The presence of alcohol at the party in a "dry" country, and evidence given by Jacques Texier of a sexual encounter between Tim Hayter and Mrs Arnot at the time of the deaths, led to increased interest in the case, and the prosecution of Mrs Arnot by the Saudi authorities for "unlawful intercourse". Richard Arnot was sentenced to eighty strokes of the cane, to be administered in public, for illegally supplying alcohol – although the sentence was never carried out.

The official Saudi investigation into the incident concluded that the couple had fallen from the balcony while drunk, possibly after or during a sexual encounter. This conclusion was endorsed by the British Foreign Office.

==Campaign==
Helen's father Ron Smith, a retired policeman, refused to accept the conclusion and embarked upon a lengthy campaign to expose what he considered to be a Saudi–British coverup.

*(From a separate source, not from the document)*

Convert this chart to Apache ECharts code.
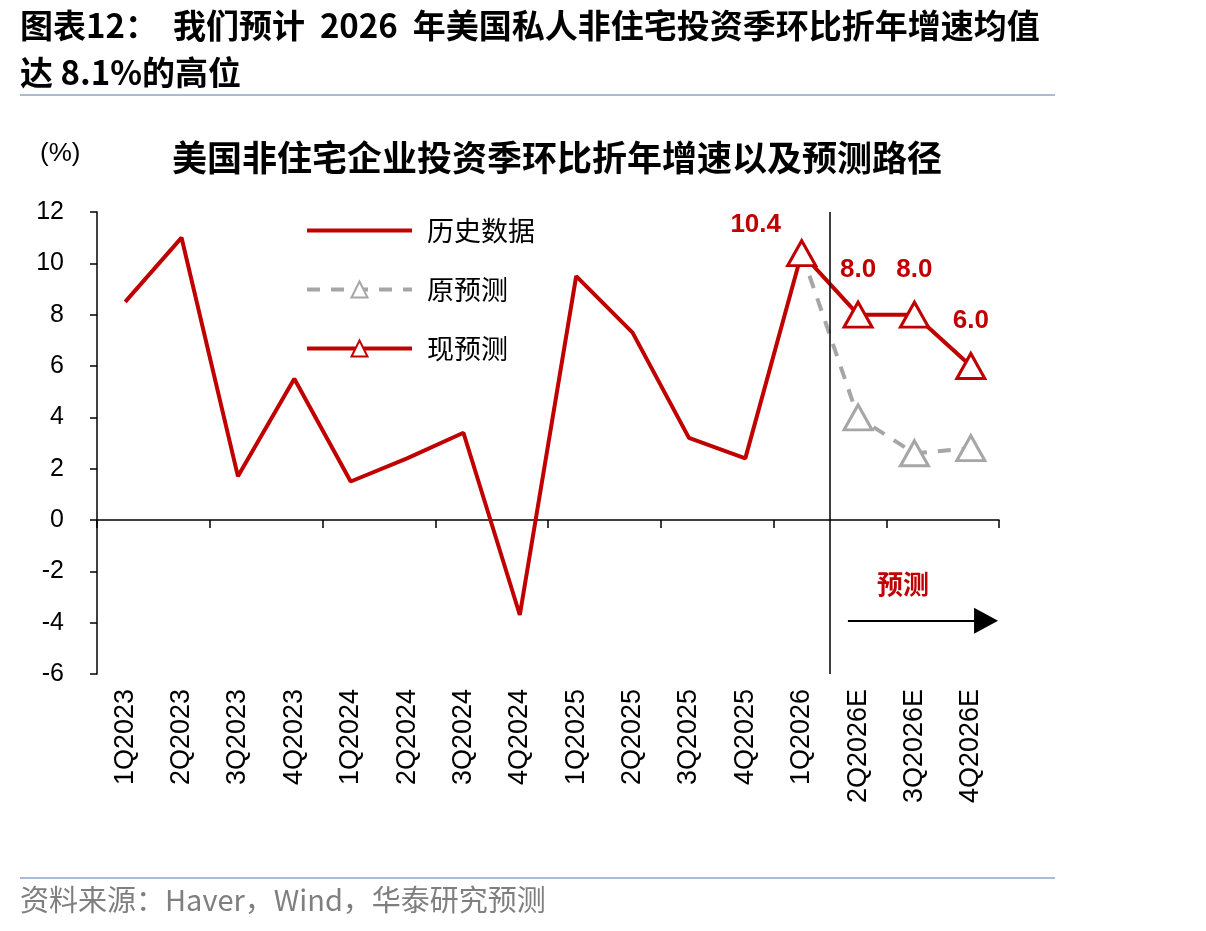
<!DOCTYPE html>
<html>
<head>
<meta charset="utf-8">
<script src="https://cdn.jsdelivr.net/npm/echarts@6/dist/echarts.min.js"></script>
<style>
  html, body { margin: 0; padding: 0; background: #fff; }
  #chart { width: 1206px; height: 931px; }
</style>
</head>
<body>
<div id="chart"></div>
<script>
const quarters = ["1Q2023", "2Q2023", "3Q2023", "4Q2023", "1Q2024", "2Q2024", "3Q2024", "4Q2024",
  "1Q2025", "2Q2025", "3Q2025", "4Q2025", "1Q2026", "2Q2026E", "3Q2026E", "4Q2026E"];
const history = [8.5, 11.0, 1.7, 5.5, 1.5, 2.4, 3.4, -3.7, 9.5, 7.3, 3.2, 2.4, 10.4, null, null, null];
const oldForecast = [null, null, null, null, null, null, null, null, null, null, null, null, 10.4, 4.0, 2.6, 2.8];
const newForecast = [null, null, null, null, null, null, null, null, null, null, null, null, 10.4, 8.0, 8.0, 6.0];
const yTicks = { min: -6, max: 12, step: 2 };

const RED = "#c00000";
const GRAY = "#a6a6a6";
const LATIN = "'Liberation Sans', Arial, 'Noto Sans CJK SC'";
const CJK = "'Noto Sans CJK SC', 'Liberation Sans'";

const chart = echarts.init(document.getElementById("chart"), null, { renderer: "canvas" });

const option = {
  backgroundColor: "#fff",
  animation: false,
  title: [
    {
      text: "图表12：  我们预计  2026  年美国私人非住宅投资季环比折年增速均值\n达 8.1%的高位",
      left: 20, top: 2, padding: 0,
      textStyle: { fontFamily: CJK, fontSize: 33, fontWeight: "bold", color: "#000", lineHeight: 47 }
    },
    {
      text: "美国非住宅企业投资季环比折年增速以及预测路径",
      left: 557, top: 140, textAlign: "center", padding: 0,
      textStyle: { fontFamily: CJK, fontSize: 35, fontWeight: "bold", color: "#000" }
    },
    {
      text: "(%)",
      left: 40, top: 141, padding: 0,
      textStyle: { fontFamily: LATIN, fontSize: 26, fontWeight: "normal", color: "#000" }
    },
    {
      text: "资料来源：Haver，Wind，华泰研究预测",
      left: 20, top: 885, padding: 0,
      textStyle: { fontFamily: CJK, fontSize: 29, fontWeight: "normal", color: "#7f7f7f" }
    }
  ],
  graphic: [
    { type: "line", shape: { x1: 20, y1: 95, x2: 1055, y2: 95 }, style: { stroke: "#a9bcd5", lineWidth: 2 } },
    { type: "line", shape: { x1: 20, y1: 878, x2: 1055, y2: 878 }, style: { stroke: "#a9bcd5", lineWidth: 2 } }
  ],
  legend: {
    data: [
      { name: "历史数据", itemStyle: { opacity: 0 } },
      { name: "原预测" },
      { name: "现预测" }
    ],
    orient: "vertical",
    left: 305, top: 217,
    padding: 0,
    itemWidth: 105, itemHeight: 20, itemGap: 32,
    lineStyle: { width: 4 },
    textStyle: { fontFamily: CJK, fontSize: 27, color: "#000", padding: [0, 0, 0, 10] }
  },
  grid: { left: 97, top: 212, width: 902, height: 462 },
  xAxis: [
    {
      type: "category", data: quarters, position: "bottom",
      axisLine: { show: false, onZero: false }, axisTick: { show: false },
      axisLabel: { rotate: 90, margin: 15, fontFamily: LATIN, fontSize: 27, color: "#000", interval: 0 }
    },
    {
      type: "category", data: quarters, position: "bottom",
      axisLine: { show: true, onZero: true, onZeroAxisIndex: 0, lineStyle: { color: "#000", width: 1.5 } },
      axisTick: { show: true, length: 8, lineStyle: { color: "#000", width: 1.5 } },
      axisLabel: { show: false }
    },
    { type: "value", min: 0, max: 16, show: false }
  ],
  yAxis: {
    type: "value", min: yTicks.min, max: yTicks.max, interval: yTicks.step,
    axisLine: { show: true, onZero: false, lineStyle: { color: "#000", width: 1.5 } },
    axisTick: { show: true, length: 7, lineStyle: { color: "#000", width: 1.5 } },
    axisLabel: { margin: 33, fontFamily: LATIN, fontSize: 25, color: "#000" },
    splitLine: { show: false }
  },
  series: [
    {
      name: "历史数据", type: "line", data: history, xAxisIndex: 0,
      symbol: "none", lineStyle: { color: RED, width: 4 }, itemStyle: { color: RED }, z: 3
    },
    {
      name: "原预测", type: "line", xAxisIndex: 0,
      data: oldForecast.map((v, i) => (i === 12 ? { value: v, symbol: "none" } : v)),
      symbol: "triangle", symbolSize: [28, 25], showSymbol: true,
      lineStyle: { color: GRAY, width: 4, type: [13, 11] },
      itemStyle: { color: "#fff", borderColor: GRAY, borderWidth: 3 }, z: 2
    },
    {
      name: "现预测", type: "line", xAxisIndex: 0,
      data: newForecast.map((v, i) => (i === 12 ? { value: v, label: { offset: [-46, 17] } } : v)),
      symbol: "triangle", symbolSize: [28, 25],
      lineStyle: { color: RED, width: 4 },
      itemStyle: { color: "#fff", borderColor: RED, borderWidth: 3 },
      label: {
        show: true, position: "top", distance: 18,
        formatter: (p) => p.value.toFixed(1),
        fontFamily: LATIN, fontSize: 26, fontWeight: "bold", color: RED
      },
      z: 4
    },
    {
      type: "line", data: [], xAxisIndex: 2, yAxisIndex: 0, clip: false, silent: true,
      markLine: {
        silent: true, animation: false,
        symbol: ["none", "none"],
        label: { show: false },
        lineStyle: { color: "#000", width: 1.5, type: "solid" },
        emphasis: { disabled: true },
        data: [
          [{ coord: [13, 12] }, { coord: [13, -6] }],
          [
            {
              coord: [13.32, -3.93], symbol: "none",
              lineStyle: { color: "#000", width: 2, type: "solid" },
              label: {
                show: true, position: "middle", formatter: "预测", distance: 24, offset: [-14, 0],
                fontFamily: CJK, fontSize: 26, fontWeight: "bold", color: RED
              }
            },
            { coord: [15.77, -3.93], symbol: "triangle", symbolSize: [26, 24] }
          ]
        ]
      }
    }
  ]
};

chart.setOption(option);
</script>
</body>
</html>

At her father's insistence, Helen's body was left unburied for more than 30 years in storage at Leeds General Infirmary, thought to be the longest time a body has been stored without burial in the United Kingdom. Some six different post mortem examinations and forensic investigations were performed over this period, with varying conclusions.

The death of Helen Smith and her father's subsequent campaign led to a change in the rules regarding inquests into violent or unnatural deaths abroad. The West Yorkshire Coroner, Philip Gill had declined to hold an inquest, concluding that the case was outside his jurisdiction. Although his decision was upheld by the High Court, in July 1982 the Court of Appeal ordered the inquest to go ahead. The ruling imposed a duty on coroners to investigate deaths abroad where the body was returned to England and Wales. The hearing was billed as the inquest of the century but failed to give Ron Smith the closure he had wanted; the jury returned an open verdict. The 1982 ruling affected thousands of cases and was later cited as a reason for the decision to hold an inquest into the death of Diana, Princess of Wales. Human Rights barrister Geoffrey Robertson wrote about his time acting for Ron Smith, Helen's father, at the inquest into her death. Robertson theorises that Helen did not fall from the balcony while having sex, but was possibly sexually assaulted before her death. "Usher (the pathologist) thought they (genital injuries) indicated rape, and suggested some violent sexual activity had taken place". Robertson also states in his book that pathologists "Dalgaard, Usher & Green.......produced evidence which precluded a fall from a height".

==Funeral in 2009==
Although her father had insisted that Helen would not receive a funeral until the full circumstances of her death had been uncovered, following discussions with Helen's mother he agreed to hold a funeral while both of them were still alive. Helen Smith's remains were cremated on 9 November 2009, over 30 years after her death. Her ashes were scattered on Ilkley Moor. Ron Smith died on 15 April 2011.